Abstract

ABSTRACT The growing attention paid to the relational spaces of collective action is good news. It owes a lot to the legacy of interactionism and allows us to more accurately grasp the relevant contexts of protest that cannot be subsumed solely under big contexts such as political opportunity structure, economy, and so on. One can however worry about the never-ending succession of paradigms – more often acronyms – in the subfield of social movement studies. ‘Context’ issues are in fact linked to the very status of explanation in social sciences, and to the unequal nomological (or conversely more historical) ambitions of social sciences – a debate that is far from being settled.
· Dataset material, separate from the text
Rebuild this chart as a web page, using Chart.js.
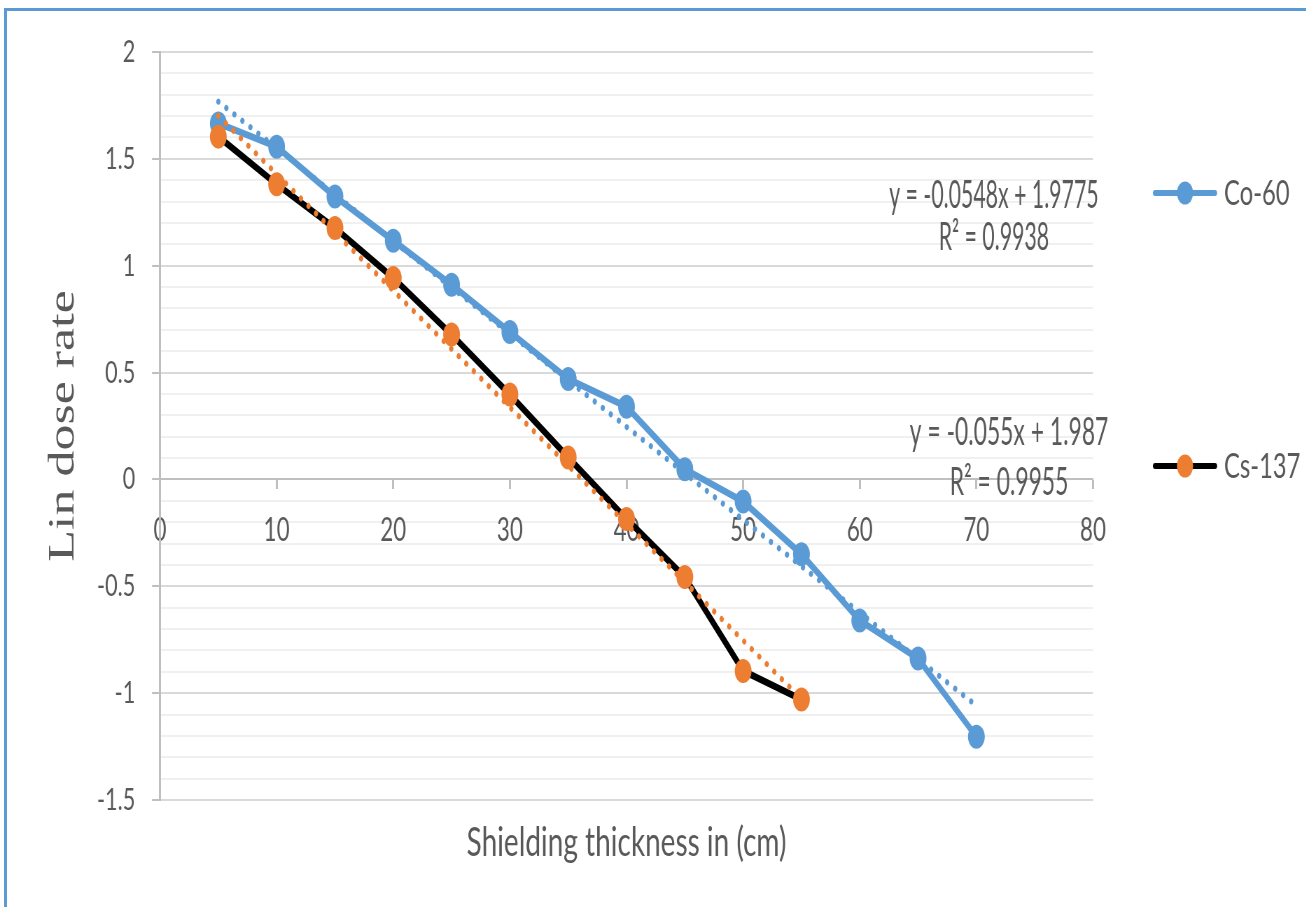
<!DOCTYPE html>
<html>
<head>
<meta charset="utf-8">
<title>Lin dose rate vs shielding thickness</title>
<script src="https://cdn.jsdelivr.net/npm/chart.js@4.4.1/dist/chart.umd.min.js"></script>
<style>
  html, body { margin: 0; padding: 0; background: #fff; overflow: hidden; width: 1306px; height: 907px; }
  #frame { position: absolute; left: 4px; top: 8px; width: 1400px; height: 1000px;
           border-top: 3px solid #5B9BD5; border-left: 3px solid #5B9BD5; }
  #wrap { position: absolute; left: 0; top: 0; transform: scaleX(0.7); transform-origin: 0 0; }
  canvas { display: block; }
</style>
</head>
<body>
<div id="frame"></div>
<div id="wrap"><canvas id="chart" width="1866" height="907"></canvas></div>
<script>
// Measured dose rates (natural log) behind increasing shield thickness
const thicknessCo = [5, 10, 15, 20, 25, 30, 35, 40, 45, 50, 55, 60, 65, 70];
const doseCo      = [1.666, 1.557, 1.324, 1.117, 0.911, 0.690, 0.470, 0.340, 0.048, -0.103, -0.350, -0.660, -0.838, -1.204];
const thicknessCs = [5, 10, 15, 20, 25, 30, 35, 40, 45, 50, 55];
const doseCs      = [1.604, 1.381, 1.176, 0.943, 0.678, 0.397, 0.103, -0.185, -0.457, -0.896, -1.030];

const seriesNames = ['Co-60', 'Cs-137'];
const fitText = [
  ['y = -0.0548x + 1.9775', 'R² = 0.9938'],
  ['y = -0.055x + 1.987', 'R² = 0.9955']
];
const xTitle = 'Shielding thickness in (cm)';
const yTitle = 'Lin dose rate';

// The page is drawn wide and squeezed horizontally by this factor (see #wrap)
const SX = 0.7;
const W = 1866, H = 907;
const BLUE = '#5B9BD5', ORANGE = '#ED7D31', TEXT = '#595959';

// Least-squares line over a series, returned as its two end points
function linearFit(xs, ys) {
  const n = xs.length;
  const mx = xs.reduce((a, b) => a + b, 0) / n;
  const my = ys.reduce((a, b) => a + b, 0) / n;
  let sxy = 0, sxx = 0;
  for (let i = 0; i < n; i++) { sxy += (xs[i] - mx) * (ys[i] - my); sxx += (xs[i] - mx) ** 2; }
  const m = sxy / sxx, b = my - m * mx;
  return [{ x: xs[0], y: m * xs[0] + b }, { x: xs[n - 1], y: m * xs[n - 1] + b }];
}

const pts = (xs, ys) => xs.map((x, i) => ({ x, y: ys[i] }));
const isMajor = v => Math.abs(v * 2 - Math.round(v * 2)) < 1e-6;

// Equation labels, legend and x-axis title
const annotations = {
  id: 'annotations',
  afterDraw(chart) {
    const { ctx, scales: { x, y }, chartArea } = chart;
    ctx.save();
    ctx.fillStyle = TEXT;

    // trendline equations
    const eqPos = [
      { x: 71.5, y: [1.269, 1.075], sq: 0.8 },
      { x: 72.8, y: [0.159, -0.075], sq: 0.86 }
    ];
    ctx.font = '38px Lato';
    ctx.textAlign = 'center';
    ctx.textBaseline = 'alphabetic';
    fitText.forEach((lines, k) => {
      lines.forEach((t, j) => {
        const px = x.getPixelForValue(eqPos[k].x), py = y.getPixelForValue(eqPos[k].y[j]);
        ctx.save();
        ctx.translate(px, py);
        ctx.scale(eqPos[k].sq, 1);
        ctx.fillText(t, 0, 0);
        ctx.restore();
      });
    });

    // legend
    const legendY = [193, 466];
    const x0 = 1155 / SX, x1 = 1215 / SX, xm = (x0 + x1) / 2, xt = 1224 / SX;
    ctx.font = '34px Lato';
    ctx.textAlign = 'left';
    ctx.textBaseline = 'middle';
    seriesNames.forEach((name, k) => {
      const ds = chart.data.datasets[k];
      const ly = legendY[k];
      ctx.strokeStyle = ds.borderColor;
      ctx.lineWidth = 6;
      ctx.lineCap = 'round';
      ctx.beginPath(); ctx.moveTo(x0, ly); ctx.lineTo(x1, ly); ctx.stroke();
      ctx.fillStyle = ds.pointBackgroundColor;
      ctx.beginPath(); ctx.arc(xm, ly, 11.5, 0, Math.PI * 2); ctx.fill();
      ctx.fillStyle = TEXT;
      ctx.fillText(name, xt, ly + 1);
    });

    // x-axis title
    ctx.font = '40px Lato';
    ctx.textAlign = 'center';
    ctx.textBaseline = 'alphabetic';
    ctx.fillText(xTitle, (chartArea.left + chartArea.right) / 2, 856);
    ctx.restore();
  }
};

new Chart(document.getElementById('chart'), {
  type: 'scatter',
  data: {
    datasets: [
      { label: seriesNames[0], data: pts(thicknessCo, doseCo), showLine: true,
        borderColor: BLUE, backgroundColor: BLUE, pointBackgroundColor: BLUE,
        borderWidth: 7, pointRadius: 12, pointBorderWidth: 0, order: 2 },
      { label: seriesNames[1], data: pts(thicknessCs, doseCs), showLine: true,
        borderColor: '#000000', backgroundColor: ORANGE, pointBackgroundColor: ORANGE,
        borderWidth: 7, pointRadius: 12, pointBorderWidth: 0, order: 1 },
      { label: 'Linear (' + seriesNames[0] + ')', data: linearFit(thicknessCo, doseCo), showLine: true,
        borderColor: BLUE, borderWidth: 6, borderDash: [0.1, 13], borderCapStyle: 'round',
        pointRadius: 0, order: 0 },
      { label: 'Linear (' + seriesNames[1] + ')', data: linearFit(thicknessCs, doseCs), showLine: true,
        borderColor: ORANGE, borderWidth: 6, borderDash: [0.1, 13], borderCapStyle: 'round',
        pointRadius: 0, order: 0 }
    ]
  },
  options: {
    responsive: false,
    animation: false,
    layout: { padding: { left: 0, top: 52, right: W - 1093 / SX, bottom: H - 800 } },
    plugins: { legend: { display: false }, tooltip: { enabled: false } },
    scales: {
      x: {
        type: 'linear',
        position: { y: 0 },
        min: 0, max: 80,
        ticks: { stepSize: 10, autoSkip: false, maxRotation: 0, padding: 23,
                 font: { family: 'Lato', size: 32 }, color: TEXT },
        grid: { drawOnChartArea: false, drawTicks: true, tickLength: 9,
                tickColor: '#BFBFBF', tickWidth: 3 },
        border: { display: true, color: '#BFBFBF', width: 2 }
      },
      y: {
        type: 'linear',
        min: -1.5, max: 2,
        ticks: {
          stepSize: 0.1, autoSkip: false, padding: 24,
          font: { family: 'Lato', size: 31 }, color: TEXT,
          callback: v => isMajor(v) ? String(Math.round(v * 10) / 10) : ''
        },
        grid: {
          lineWidth: 2,
          color: c => (c.tick && isMajor(c.tick.value)) ? '#D9D9D9' : '#F0F0F0',
          tickLength: 11.4,
          tickColor: c => (c.tick && isMajor(c.tick.value)) ? '#BFBFBF' : 'rgba(0,0,0,0)'
        },
        border: { display: true, color: '#BFBFBF', width: 3 },
        title: { display: true, text: yTitle, color: TEXT,
                 font: { family: 'Liberation Serif', size: 52 }, padding: { top: 60 } },
        afterFit: s => { s.width = 160 / SX; }
      }
    }
  },
  plugins: [annotations]
});
</script>
</body>
</html>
This article insists on this underlying epistemological debate, before highlighting different aspects of what is at stake in the way relational contexts of collective action should be considered: relational understanding of strategies, the link between mobilizations and transformations in and between social spaces, and the role and types of differentiation of society. Here, the classical (but barely translated) work of Michel Dobry appears as particularly useful in order to better understand contexts, if we consider them at the same time through interactions and the differentiation of society. But far from pleading for a new magic bullet, the article intends to support a more historically contextualized approach of social movements that is less interested in the establishment of laws than the understanding of the consequences of specific forms of social differentiations. This understanding could ultimately lead to a good definition of what relevant context of collective action might be.